Nur sechs Jahre später starb Elsbeth Schragmüller im Alter von nur 52 Jahren an Knochentuberkulose in München. Die Strapazen des Krieges hatten Spuren hinterlassen, vor allem an ihrer Gesundheit gezehrt: Längere Zeit hatte sie in Krankenhäusern und Sanatorien verbringen müssen. Eine Grabstelle ist nicht belegt und auch bestätigte oder beglaubigte Bilder sind nicht vorhanden. Das Fräulein Doktor soll extrem schlank, hübsch, reserviert und blond gewesen sein. (3)
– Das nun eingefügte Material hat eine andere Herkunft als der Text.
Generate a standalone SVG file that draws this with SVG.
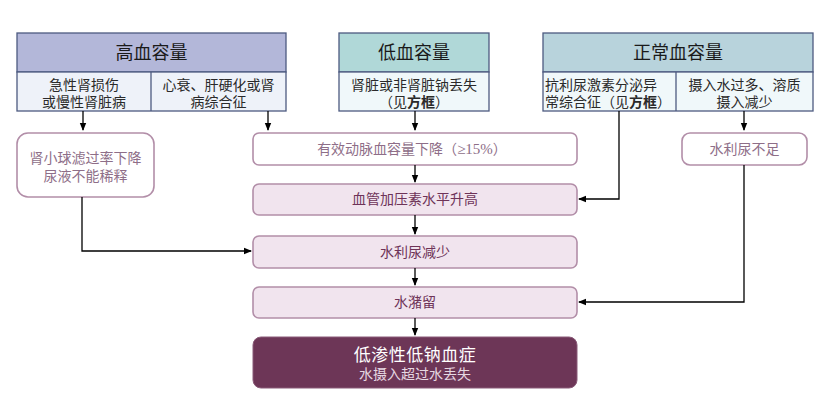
<svg xmlns="http://www.w3.org/2000/svg" width="831" height="413" viewBox="0 0 831 413">
<defs>
<marker id="ah" markerWidth="8" markerHeight="8" refX="7" refY="4" orient="auto" markerUnits="userSpaceOnUse">
<path d="M0,0.8 L8,4 L0,7.2 Z" fill="#000"/>
</marker>
<style>
text{font-family:"Liberation Serif","Noto Sans CJK SC",serif;text-anchor:middle}
.hb{stroke:#4d5a80;stroke-width:1.3}
.ht{font-size:18px;fill:#1a1a1a}
.st{font-size:14px;fill:#2a2a2a}
.wn{fill:#ffffff;stroke:#b28ea8;stroke-width:1.6}
.pn{fill:#f1e4ee;stroke:#b28ea8;stroke-width:1.6}
.wt{font-size:14px;fill:#8e6e88}
.pt{font-size:14px;fill:#6e3358}
.ln{fill:none;stroke:#000;stroke-width:1.3;marker-end:url(#ah)}
</style>
</defs>
<rect width="831" height="413" fill="#fff"/>
<g id="hyper">
<rect class="hb" x="17" y="33" width="269" height="39" fill="#b3b7d9"/>
<rect class="hb" x="17" y="72" width="269" height="39" fill="#eef2f9"/>
<line class="hb" x1="151" y1="72" x2="151" y2="111"/>
<text class="ht" x="151.5" y="59">高血容量</text>
<text class="st" x="84" y="90">急性肾损伤</text>
<text class="st" x="84" y="107">或慢性肾脏病</text>
<text class="st" x="218.5" y="90">心衰、肝硬化或肾</text>
<text class="st" x="218.5" y="107">病综合征</text>
</g>
<g id="hypo">
<rect class="hb" x="339" y="33" width="150" height="39" fill="#b0d8d8"/>
<rect class="hb" x="339" y="72" width="150" height="39" fill="#f0f8fa"/>
<text class="ht" x="414" y="59">低血容量</text>
<text class="st" x="414" y="90">肾脏或非肾脏钠丢失</text>
<text class="st" x="414" y="107">（见<tspan font-weight="bold">方框</tspan>）</text>
</g>
<g id="normo">
<rect class="hb" x="543" y="33" width="270" height="39" fill="#b8d3dc"/>
<rect class="hb" x="543" y="72" width="270" height="39" fill="#f0f8fa"/>
<line class="hb" x1="676" y1="72" x2="676" y2="111"/>
<text class="ht" x="678" y="59">正常血容量</text>
<text class="st" x="545" y="90" style="text-anchor:start">抗利尿激素分泌异</text>
<text class="st" x="545" y="107" style="text-anchor:start">常综合征（见<tspan font-weight="bold">方框</tspan>）</text>
<text class="st" x="744.5" y="90">摄入水过多、溶质</text>
<text class="st" x="744.5" y="107">摄入减少</text>
</g>
<g id="gfr">
<rect class="wn" x="17" y="133" width="137" height="64" rx="11"/>
<text class="wt" x="85.5" y="163">肾小球滤过率下降</text>
<text class="wt" x="85.5" y="181">尿液不能稀释</text>
</g>
<g id="eavd">
<rect class="wn" x="253" y="133" width="324" height="32" rx="6"/>
<text class="wt" x="412" y="154">有效动脉血容量下降（<tspan style="font-size:15px">≥15%</tspan>）</text>
</g>
<g id="wdef">
<rect class="wn" x="682" y="133" width="125" height="32" rx="8"/>
<text class="wt" x="744.5" y="154">水利尿不足</text>
</g>
<g id="avp">
<rect class="pn" x="253" y="184" width="324" height="31" rx="6"/>
<text class="pt" x="415" y="204">血管加压素水平升高</text>
</g>
<g id="wdr">
<rect class="pn" x="253" y="236" width="324" height="32" rx="6"/>
<text class="pt" x="415" y="257">水利尿减少</text>
</g>
<g id="wret">
<rect class="pn" x="253" y="287" width="324" height="31" rx="6"/>
<text class="pt" x="415" y="307">水潴留</text>
</g>
<g id="hypon">
<rect x="253" y="337" width="324" height="51" rx="8" fill="#6d3657" stroke="#8a5a78" stroke-width="1"/>
<text x="415" y="361" style="font-size:17px;letter-spacing:0.5px;fill:#ffffff">低渗性低钠血症</text>
<text x="415" y="379" style="font-size:14px;fill:#e6d8e2">水摄入超过水丢失</text>
</g>
<g id="connectors">
<line class="ln" x1="83" y1="111" x2="83" y2="130"/>
<line class="ln" x1="268" y1="111" x2="268" y2="130"/>
<line class="ln" x1="415" y1="111" x2="415" y2="130"/>
<line class="ln" x1="744" y1="111" x2="744" y2="130"/>
<line class="ln" x1="415" y1="165" x2="415" y2="182"/>
<polyline class="ln" points="619,111 619,199 579,199"/>
<line class="ln" x1="415" y1="215" x2="415" y2="234"/>
<polyline class="ln" points="82,197 82,251 251,251"/>
<line class="ln" x1="415" y1="268" x2="415" y2="285"/>
<polyline class="ln" points="744,165 744,302 579,302"/>
<line class="ln" x1="415" y1="318" x2="415" y2="335"/>
</g>
</svg>
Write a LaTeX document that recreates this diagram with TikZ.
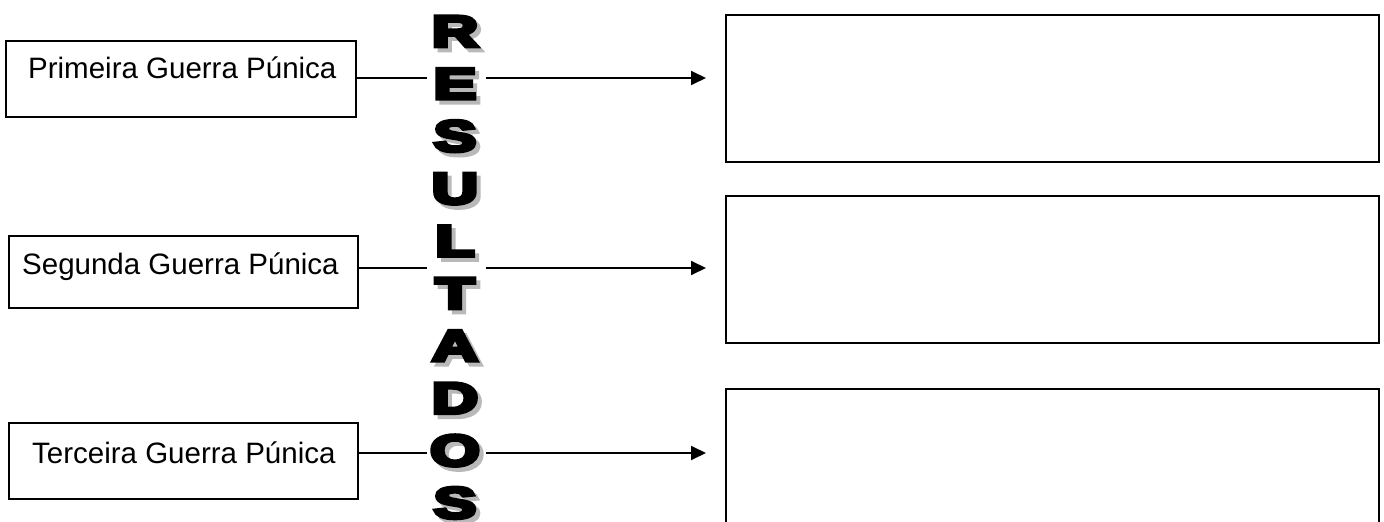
\documentclass[tikz,border=0pt]{standalone}
\usepackage{fontspec}
\setmainfont{Liberation Sans}
\newfontfamily\heavyfont{Liberation Sans}[FakeBold=8]
\usetikzlibrary{arrows.meta}
\definecolor{shadowgray}{RGB}{185,185,185}
\tikzset{
  box/.style={draw=black, line width=1.6pt, rectangle, inner sep=0pt, anchor=north west},
  lbl/.style={inner sep=0pt, anchor=base west, font=\fontsize{29.5}{34}\selectfont},
  letterbase/.style={inner sep=0pt, anchor=base, font=\heavyfont\bfseries\fontsize{44}{50}\selectfont},
  lettertxt/.style={letterbase, text=black},
  lettershadow/.style={letterbase, text=shadowgray},
  link/.style={draw=black, line width=1.3pt},
  arr/.style={draw=black, line width=1.8pt, -{Triangle[length=15pt,width=14pt]}, shorten >=19pt}
}
\begin{document}
\begin{tikzpicture}[x=1pt,y=-1pt]
\useasboundingbox (0,0) rectangle (1384,522);
\clip (0,0) rectangle (1384,522);
% left boxes
\node[box, minimum width=350, minimum height=76] (p1) at (5,40) {};
\node[box, minimum width=349, minimum height=72] (p2) at (8,235) {};
\node[box, minimum width=349, minimum height=76] (p3) at (8,422) {};
\node[lbl] (t1) at (28,78) {Primeira Guerra Púnica};
\node[lbl] (t2) at (22,274) {Segunda Guerra Púnica};
\node[lbl] (t3) at (32,463) {Terceira Guerra Púnica};
% right boxes
\node[box, minimum width=653, minimum height=147] (r1) at (725,14) {};
\node[box, minimum width=653, minimum height=147] (r2) at (725,195) {};
\node[box, minimum width=653, minimum height=147] (r3) at (725,388) {};
% vertical word
\foreach \ch [count=\i from 0] in {R,E,S,U,L,T,A,D,O,S} {
  \node[lettershadow] (s\i) at (459,50.5+52.4*\i) {\scalebox{1.45}[1]{\ch}};
  \node[lettertxt] (w\i) at (455,46.5+52.4*\i) {\scalebox{1.45}[1]{\ch}};
}
% connector points
\coordinate (g1) at (427,78);
\coordinate (g2) at (427,268);
\coordinate (g3) at (427,453);
\coordinate (h1) at (486,78);
\coordinate (h2) at (486,268);
\coordinate (h3) at (486,453);
\draw[link] (p1.east |- g1) -- (g1);
\draw[link] (p2.east |- g2) -- (g2);
\draw[link] (p3.east |- g3) -- (g3);
\draw[arr] (h1) -- (r1.west |- h1);
\draw[arr] (h2) -- (r2.west |- h2);
\draw[arr] (h3) -- (r3.west |- h3);
\end{tikzpicture}
\end{document}
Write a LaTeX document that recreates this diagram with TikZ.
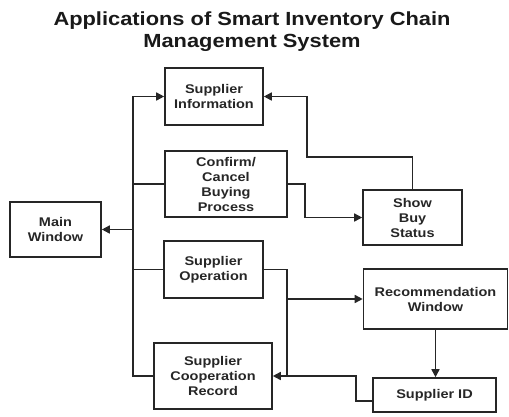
\documentclass[tikz,border=0pt]{standalone}
\usepackage{fontspec}
\setmainfont{Liberation Sans}[FakeStretch=1.15]
\usetikzlibrary{arrows.meta,calc}
\begin{document}
\begin{tikzpicture}[x=1pt,y=-1pt,
  box/.style={draw=black!85, line width=1.6pt, rectangle, inner sep=0pt, align=center,
    font=\fontsize{12.6}{15}\selectfont\bfseries, text=black!85},
  con/.style={draw=black!85, line width=1.6pt},
  arr/.style={con, -{Triangle[length=8pt,width=8pt]}}]
\useasboundingbox (0,0) rectangle (509,416);
\node[font=\fontsize{19}{22}\selectfont\bfseries, align=center, text=black!90] (title) at (252,32)
  {Applications of Smart Inventory Chain\\Management System};
\node[box, minimum width=98pt, minimum height=57pt] (SI) at (214,96.5) {Supplier\\Information};
\node[box, minimum width=122pt, minimum height=66pt] (CBP) at (226,184) {Confirm/\\Cancel\\Buying\\Process};
\node[box, minimum width=91pt, minimum height=55pt] (MW) at (55.5,229.5) {Main\\Window};
\node[box, minimum width=99pt, minimum height=57pt] (SO) at (213.5,269.5) {Supplier\\Operation};
\node[box, minimum width=118pt, minimum height=66pt] (SCR) at (213,376) {Supplier\\Cooperation\\Record};
\node[box, minimum width=99pt, minimum height=55pt] (SBS) at (412.5,217.5) {Show\\Buy\\Status};
\node[box, minimum width=144pt, minimum height=60pt] (RW) at (435.5,299) {Recommendation\\Window};
\node[box, minimum width=123pt, minimum height=34pt] (SID) at (434.5,395) {Supplier ID};
\coordinate (bx) at (133,0);
\coordinate (jx) at (287,0);
\coordinate (k1) at (307,157);
% main bus
\draw[arr] (SCR.west) -- (SCR.west -| bx) -- (SI.west -| bx) -- (SI.west);
\draw[arr] (MW.east -| bx) -- (MW.east);
\draw[con] (CBP.west) -- (CBP.west -| bx);
\draw[con] (SO.west) -- (SO.west -| bx);
% confirm -> show buy status
\draw[arr] (CBP.east) -- ++(17,0) |- (SBS.west);
% show buy status -> supplier information
\draw[arr] (SBS.north) |- (k1) |- (SI.east);
% supplier operation
\draw[con] (SO.east) -- (SO.east -| jx) -- (SCR.east -| jx);
\draw[arr] (RW.west -| jx) -- (RW.west);
\draw[arr] (RW.south) -- (RW.south |- SID.north);
\draw[arr] ($(SID.west)+(0,6)$) -- ++(-16,0) |- (SCR.east);
\end{tikzpicture}
\end{document}
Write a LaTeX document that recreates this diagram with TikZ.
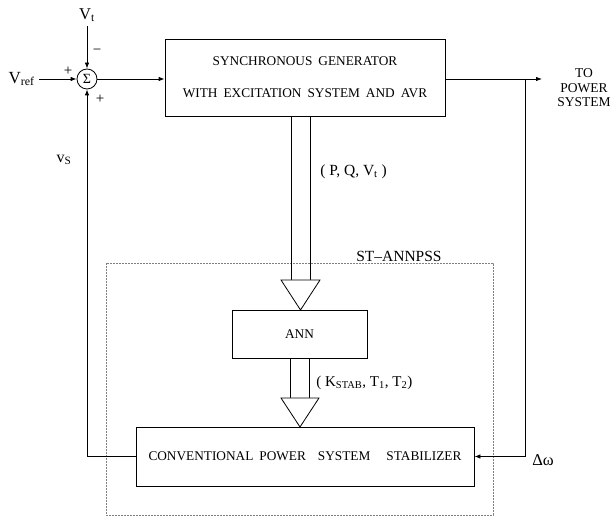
\documentclass[tikz,border=0pt]{standalone}
\usepackage{fontspec}
\setmainfont{Liberation Serif}
\usetikzlibrary{arrows.meta,calc}
\begin{document}
\begin{tikzpicture}[x=1pt,y=-1pt,line width=0.8pt,
  blk/.style={draw,inner sep=0pt,font=\fontsize{13.3}{32}\selectfont,align=center},
  arr/.style={-{Latex[length=6pt,width=4.5pt]}},
  big/.style={inner sep=0pt,font=\fontsize{16.5}{18}\selectfont},
  mid/.style={inner sep=0pt,font=\fontsize{15}{17}\selectfont},
  sgn/.style={inner sep=0pt,font=\fontsize{15}{17}\selectfont},
  hollow/.style={draw,line width=0.8pt,fill=white}
]
\useasboundingbox (0,0) rectangle (611,518);
% dashed ST-ANNPSS boundary
\draw[gray,line width=0.5pt,dash pattern=on 2pt off 1pt] (106,263) rectangle (493,515);
\node[mid,anchor=east,font=\fontsize{15.5}{17}\selectfont] (stlbl) at (442,256) {ST–ANNPSS};

% blocks
\node[blk,minimum width=280pt,minimum height=77pt] (sg) at (305,77.5)
  {SYNCHRONOUS\hspace{6pt}GENERATOR\\WITH\hspace{6pt}EXCITATION\hspace{6pt}SYSTEM\hspace{6pt}AND\hspace{6pt}AVR};
\node[blk,minimum width=135pt,minimum height=48pt] (ann) at (299.5,334) {ANN};
\node[blk,minimum width=338pt,minimum height=59pt] (cpss) at (305,456.5)
  {CONVENTIONAL\hspace{6pt}POWER\hspace{12pt}SYSTEM\hspace{16pt}STABILIZER};

% summing junction
\node[draw,circle,minimum size=20pt,inner sep=0pt,font=\fontsize{14}{15}\selectfont] (sum) at (87,79) {Σ};
\node[big] (vt) at (87,15) {V\textsubscript{t}};
\node[big,anchor=east,font=\fontsize{17}{19}\selectfont] (vref) at (35,79) {V\textsubscript{ref}};
\node[sgn] (m1) at (97,52) {−};
\node[sgn] (p1) at (68,71) {+};
\node[sgn] (p2) at (100,99) {+};
\node[mid,font=\fontsize{16}{18}\selectfont] (vs) at (64,160) {v\textsubscript{S}};

\draw[arr] (vt.south) ++(0,4) -- (sum.north);
\draw[arr] (vref.east) ++(4,0) -- (sum.west);
\draw[arr] (sum.east) -- (sg.west |- sum.east);

% output to power system
\coordinate (tap) at (525,79);
\coordinate (outp) at (542,79);
\node[align=center,inner sep=0pt,font=\fontsize{13.5}{14.5}\selectfont] (tops) at (584,88) {TO\\POWER\\SYSTEM};
\draw[arr] (sg.east |- tap) -- (outp);
\node[big] (dw) at (543,460) {Δω};
\draw[arr] (tap) -- (tap |- cpss.east) -- (cpss.east);

% feedback vS
\draw[arr] (cpss.west) -| (sum.south);

% hollow arrow SG -> ANN
\draw (291,116) -- (291,280) (310,116) -- (310,280);
\draw[hollow] (281,280) -- (320,280) -- (300.5,310) -- cycle;
\node[mid,anchor=west,font=\fontsize{15.5}{17}\selectfont] (pqv) at (320,172) {( P, Q, V\textsubscript{t} )};

% hollow arrow ANN -> CPSS
\draw (290,358) -- (290,398) (309,358) -- (309,398);
\draw[hollow] (281,398) -- (319,398) -- (300,427) -- cycle;
\node[mid,anchor=west] (kst) at (316,383) {( K\textsubscript{STAB}, T\textsubscript{1}, T\textsubscript{2})};
\end{tikzpicture}
\end{document}
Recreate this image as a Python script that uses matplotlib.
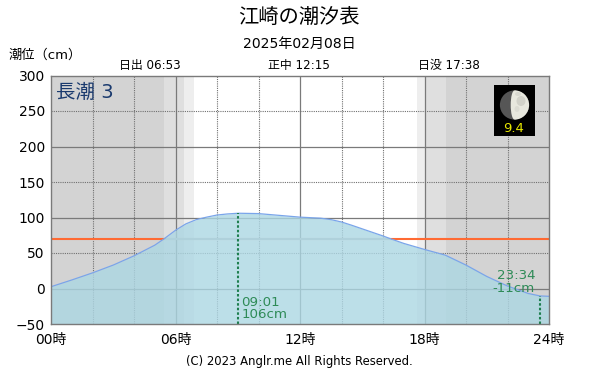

Bereits im Krieg hatten verschiedene Legenden um 'das Fräulein Doktor' kursiert. Danach wurde die Spionin anonym zur Fahndung ausgeschrieben. Erst nach dem Ende des Zweiten Weltkrieges gelang ihre Identifizierung, weil der amerikanischen Besatzung ein Dossier des Generalmajors Friedrich Gempp in die Hände gefallen war (4). Was an Gerüchten über ihr Leben bekannt geworden war, wurde von Hans Rudolf Berndorff 1929 in einem frei erfundenen Roman zusammengefasst, der auch zur Grundlage für mehrere Filme und ein Theaterstück wurde. Demzufolge soll sie als Geliebte eines Offiziers bereits mit 16 Jahren ein Kind tot geboren haben, worauf sie von ihren Eltern aus dem Haus geworfen sein soll; später soll sie morphiumabhängig gewesen sein und nach Kriegsende in einer Irrenanstalt geendet haben. In der Zwischenzeit habe sie - getarnt als Studentin oder verkleidet als Putzfrau - zahlreiche erotische Abenteuer erlebt und die Alliierten ausspioniert. Recht abenteuerliche Spekulationen bringt auch Magnus Hirschfeld: Sie soll nach seinen Quellen 1916 den Spionagedienst in Paris neu eingerichtet haben und später über die Schweizer Grenze geflohen sein. 1918 sei sie als 'südamerikanische Krankenschwester' getarnt 1918 erneut nach Frankreich gekommen, wo sie Informationen hinter der Frontlinie gesammelt habe.